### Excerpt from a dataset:
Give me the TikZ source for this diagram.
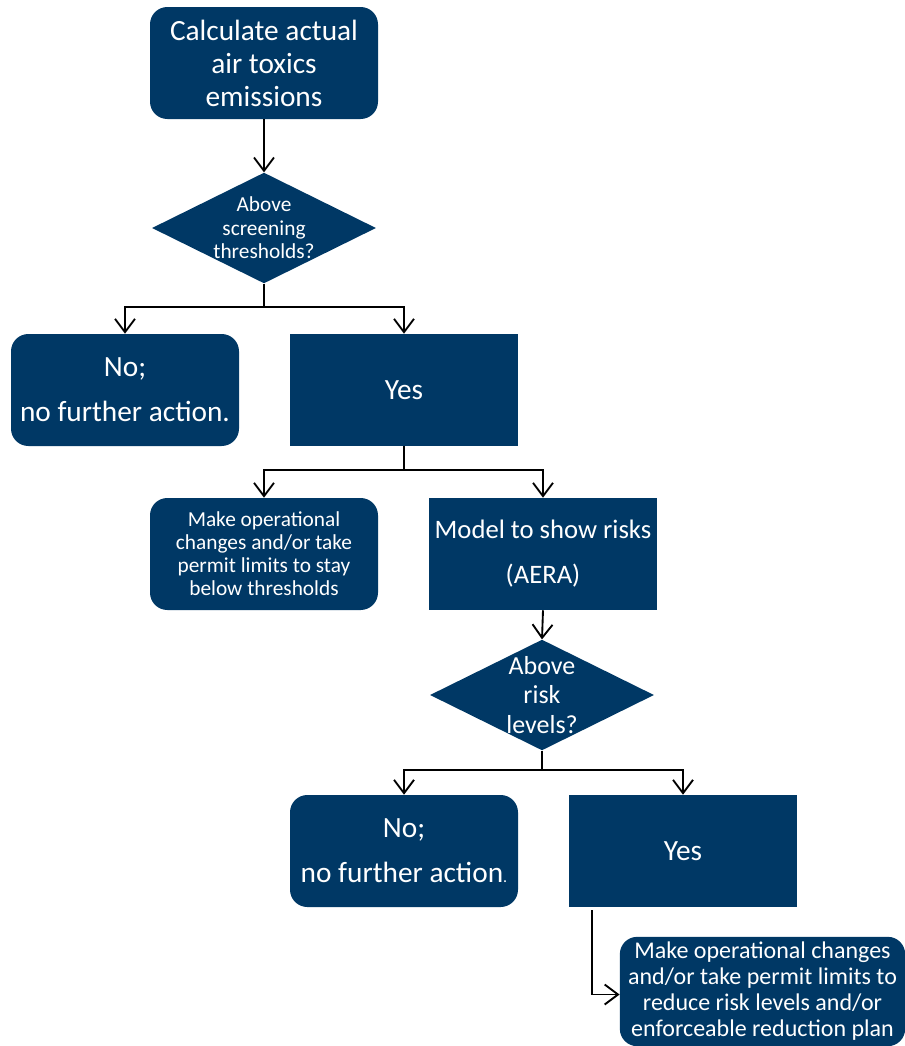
\documentclass[tikz,border=0pt]{standalone}
\usepackage{fontspec}
\setmainfont{Carlito}
\usepackage{xcolor}
\definecolor{fig-navy}{HTML}{003865}
\definecolor{fig-ink}{HTML}{000000}
\usetikzlibrary{arrows.meta,shapes.geometric,calc}

\begin{document}
\begin{tikzpicture}[
    x=0.75pt, y=-0.75pt,
    box/.style={fill=fig-navy, text=white, align=center, inner sep=2pt,
        minimum width=171pt, minimum height=84pt},
    roundbox/.style={box, rounded corners=13pt},
    decision/.style={diamond, fill=fig-navy, inner sep=0pt,
        minimum width=168pt, minimum height=83pt},
    asked/.style={align=center, text=white},
    big/.style={font=\fontsize{22}{24.75}\selectfont},
    spaced/.style={font=\fontsize{22}{33.75}\selectfont},
    line/.style={draw=fig-ink, line width=1.4pt},
    flow/.style={line, -{Straight Barb[length=10pt,width=15pt,line width=1.4pt]}},
]
\path[use as bounding box] (0,0) rectangle (905,1046);

\node[roundbox, big] (calc) at (264,63) {Calculate actual\\air toxics\\emissions};
\node[decision, label={[asked, font=\fontsize{16}{17.6}\selectfont]center:Above\\screening\\thresholds?}] (screen) at (264,228) {};
\node[roundbox, spaced] (nofirst) at (125,390) {No;\\no further action.};
\node[box, spaced] (yesfirst) at (404,390) {Yes};
\node[roundbox, font=\fontsize{16}{17.25}\selectfont] (opsfirst) at (264,554)
    {Make operational\\changes and/or take\\permit limits to stay\\below thresholds};
\node[box, font=\fontsize{20}{33.75}\selectfont] (aera) at (543,554) {Model to show risks\\(AERA)};
\node[decision, label={[asked, font=\fontsize{19.5}{22}\selectfont]center:Above\\risk\\levels?}] (risk) at (542,695) {};
\node[roundbox, spaced] (nosecond) at (404,851) {No;\\no further action{\fontsize{12}{12}\selectfont.}};
\node[box, spaced] (yessecond) at (683,851) {Yes};
\node[roundbox, font=\fontsize{18}{19.5}\selectfont, minimum width=214pt, minimum height=82pt] (plan) at (762.5,991.5)
    {Make operational changes\\and/or take permit limits to\\reduce risk levels and/or\\enforceable reduction plan};

\coordinate (splitscreen) at (264,307);
\coordinate (splityes) at (404,470);
\coordinate (splitrisk) at (542,770);

\draw[flow] (calc.south) -- (screen.north);
\draw[line] (screen.south) -- (splitscreen);
\draw[flow] (splitscreen) -| (nofirst.north);
\draw[flow] (splitscreen) -| (yesfirst.north);
\draw[line] (yesfirst.south) -- (splityes);
\draw[flow] (splityes) -| (opsfirst.north);
\draw[flow] (splityes) -| (aera.north);
\draw[flow] (aera.south) -- (risk.north);
\draw[line] (risk.south) -- (splitrisk);
\draw[flow] (splitrisk) -| (nosecond.north);
\draw[flow] (splitrisk) -| (yessecond.north);
\draw[flow] ($(yessecond.south west)+(23,3)$) |- ($(plan.west)+(0,3)$);
\end{tikzpicture}
\end{document}
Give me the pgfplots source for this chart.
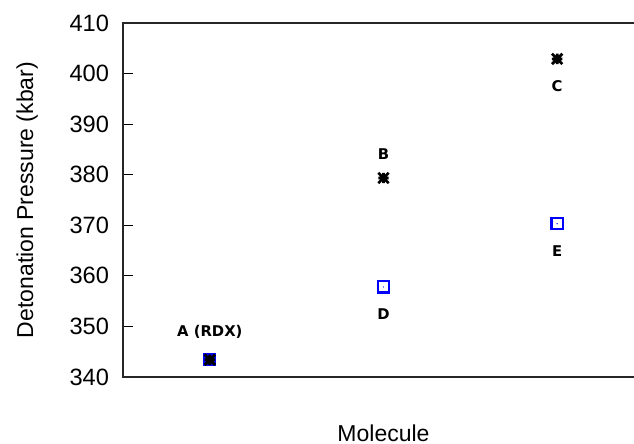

### Given problem:
Copy the data character for character, but drop all pictures from the copy.

### In response:
Give me the TikZ source for this diagram.
\documentclass[tikz,border=0pt]{standalone}
\usepackage{fontspec}
\setmainfont{Carlito}
\usepackage{xcolor}
\definecolor{fig-navy}{HTML}{003865}
\definecolor{fig-ink}{HTML}{000000}
\usetikzlibrary{arrows.meta,shapes.geometric,calc}

\begin{document}
\begin{tikzpicture}[
    x=0.75pt, y=-0.75pt,
    box/.style={fill=fig-navy, text=white, align=center, inner sep=2pt,
        minimum width=171pt, minimum height=84pt},
    roundbox/.style={box, rounded corners=13pt},
    decision/.style={diamond, fill=fig-navy, inner sep=0pt,
        minimum width=168pt, minimum height=83pt},
    asked/.style={align=center, text=white},
    big/.style={font=\fontsize{22}{24.75}\selectfont},
    spaced/.style={font=\fontsize{22}{33.75}\selectfont},
    line/.style={draw=fig-ink, line width=1.4pt},
    flow/.style={line, -{Straight Barb[length=10pt,width=15pt,line width=1.4pt]}},
]
\path[use as bounding box] (0,0) rectangle (905,1046);

\node[roundbox, big] (calc) at (264,63) {Calculate actual\\air toxics\\emissions};
\node[decision, label={[asked, font=\fontsize{16}{17.6}\selectfont]center:Above\\screening\\thresholds?}] (screen) at (264,228) {};
\node[roundbox, spaced] (nofirst) at (125,390) {No;\\no further action.};
\node[box, spaced] (yesfirst) at (404,390) {Yes};
\node[roundbox, font=\fontsize{16}{17.25}\selectfont] (opsfirst) at (264,554)
    {Make operational\\changes and/or take\\permit limits to stay\\below thresholds};
\node[box, font=\fontsize{20}{33.75}\selectfont] (aera) at (543,554) {Model to show risks\\(AERA)};
\node[decision, label={[asked, font=\fontsize{19.5}{22}\selectfont]center:Above\\risk\\levels?}] (risk) at (542,695) {};
\node[roundbox, spaced] (nosecond) at (404,851) {No;\\no further action{\fontsize{12}{12}\selectfont.}};
\node[box, spaced] (yessecond) at (683,851) {Yes};
\node[roundbox, font=\fontsize{18}{19.5}\selectfont, minimum width=214pt, minimum height=82pt] (plan) at (762.5,991.5)
    {Make operational changes\\and/or take permit limits to\\reduce risk levels and/or\\enforceable reduction plan};

\coordinate (splitscreen) at (264,307);
\coordinate (splityes) at (404,470);
\coordinate (splitrisk) at (542,770);

\draw[flow] (calc.south) -- (screen.north);
\draw[line] (screen.south) -- (splitscreen);
\draw[flow] (splitscreen) -| (nofirst.north);
\draw[flow] (splitscreen) -| (yesfirst.north);
\draw[line] (yesfirst.south) -- (splityes);
\draw[flow] (splityes) -| (opsfirst.north);
\draw[flow] (splityes) -| (aera.north);
\draw[flow] (aera.south) -- (risk.north);
\draw[line] (risk.south) -- (splitrisk);
\draw[flow] (splitrisk) -| (nosecond.north);
\draw[flow] (splitrisk) -| (yessecond.north);
\draw[flow] ($(yessecond.south west)+(23,3)$) |- ($(plan.west)+(0,3)$);
\end{tikzpicture}
\end{document}
Give me the pgfplots source for this chart.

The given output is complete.